To be done:
Keep only the lines from the top of the listing through the one with "(0,0) rectangle (767,781);", and reproduce them unaltered.
▼
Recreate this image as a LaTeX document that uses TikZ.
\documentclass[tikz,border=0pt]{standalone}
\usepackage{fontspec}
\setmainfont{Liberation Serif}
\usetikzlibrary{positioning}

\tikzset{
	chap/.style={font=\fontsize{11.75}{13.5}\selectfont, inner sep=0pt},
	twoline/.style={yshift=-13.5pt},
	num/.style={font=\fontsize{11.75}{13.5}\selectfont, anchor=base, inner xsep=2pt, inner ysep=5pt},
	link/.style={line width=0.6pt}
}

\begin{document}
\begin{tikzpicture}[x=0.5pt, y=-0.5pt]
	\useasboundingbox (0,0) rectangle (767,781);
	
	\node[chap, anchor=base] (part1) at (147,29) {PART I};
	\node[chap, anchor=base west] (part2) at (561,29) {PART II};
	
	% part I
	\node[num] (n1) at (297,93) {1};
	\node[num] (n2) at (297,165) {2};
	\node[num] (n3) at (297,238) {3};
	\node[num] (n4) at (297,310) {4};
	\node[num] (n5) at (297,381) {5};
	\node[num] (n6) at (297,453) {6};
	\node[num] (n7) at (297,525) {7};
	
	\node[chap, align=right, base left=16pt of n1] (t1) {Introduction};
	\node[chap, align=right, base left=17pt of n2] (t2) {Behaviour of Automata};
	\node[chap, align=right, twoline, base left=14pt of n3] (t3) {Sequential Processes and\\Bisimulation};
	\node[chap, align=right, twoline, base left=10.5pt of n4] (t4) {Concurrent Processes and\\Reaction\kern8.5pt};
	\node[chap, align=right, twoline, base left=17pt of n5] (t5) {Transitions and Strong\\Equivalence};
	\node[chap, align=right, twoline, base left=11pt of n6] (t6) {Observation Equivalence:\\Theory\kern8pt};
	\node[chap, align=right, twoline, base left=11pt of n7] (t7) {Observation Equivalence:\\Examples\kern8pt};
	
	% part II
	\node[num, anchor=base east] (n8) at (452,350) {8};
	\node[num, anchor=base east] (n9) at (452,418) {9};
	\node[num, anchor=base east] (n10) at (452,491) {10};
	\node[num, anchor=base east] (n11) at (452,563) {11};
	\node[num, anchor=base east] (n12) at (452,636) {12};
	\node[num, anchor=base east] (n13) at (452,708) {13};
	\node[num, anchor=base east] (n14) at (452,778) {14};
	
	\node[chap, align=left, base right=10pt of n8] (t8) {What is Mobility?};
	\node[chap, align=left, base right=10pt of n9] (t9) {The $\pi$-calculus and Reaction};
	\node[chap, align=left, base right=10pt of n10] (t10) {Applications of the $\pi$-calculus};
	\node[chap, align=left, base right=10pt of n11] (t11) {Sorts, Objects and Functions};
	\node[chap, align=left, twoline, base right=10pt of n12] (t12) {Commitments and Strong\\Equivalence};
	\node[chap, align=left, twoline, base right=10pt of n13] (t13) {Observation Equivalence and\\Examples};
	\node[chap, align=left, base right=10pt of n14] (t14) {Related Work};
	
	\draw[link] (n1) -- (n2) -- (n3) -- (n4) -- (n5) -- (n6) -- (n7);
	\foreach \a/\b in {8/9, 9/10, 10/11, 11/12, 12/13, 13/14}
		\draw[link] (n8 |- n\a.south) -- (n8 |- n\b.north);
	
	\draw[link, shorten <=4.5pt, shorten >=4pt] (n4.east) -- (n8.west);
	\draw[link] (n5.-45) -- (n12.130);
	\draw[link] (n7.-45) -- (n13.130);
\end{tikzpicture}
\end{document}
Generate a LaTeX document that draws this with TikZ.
▲
Task answer:
Recreate this image as a LaTeX document that uses TikZ.
\documentclass[tikz,border=0pt]{standalone}
\usepackage{fontspec}
\setmainfont{Liberation Serif}
\usetikzlibrary{positioning}

\tikzset{
	chap/.style={font=\fontsize{11.75}{13.5}\selectfont, inner sep=0pt},
	twoline/.style={yshift=-13.5pt},
	num/.style={font=\fontsize{11.75}{13.5}\selectfont, anchor=base, inner xsep=2pt, inner ysep=5pt},
	link/.style={line width=0.6pt}
}

\begin{document}
\begin{tikzpicture}[x=0.5pt, y=-0.5pt]
	\useasboundingbox (0,0) rectangle (767,781);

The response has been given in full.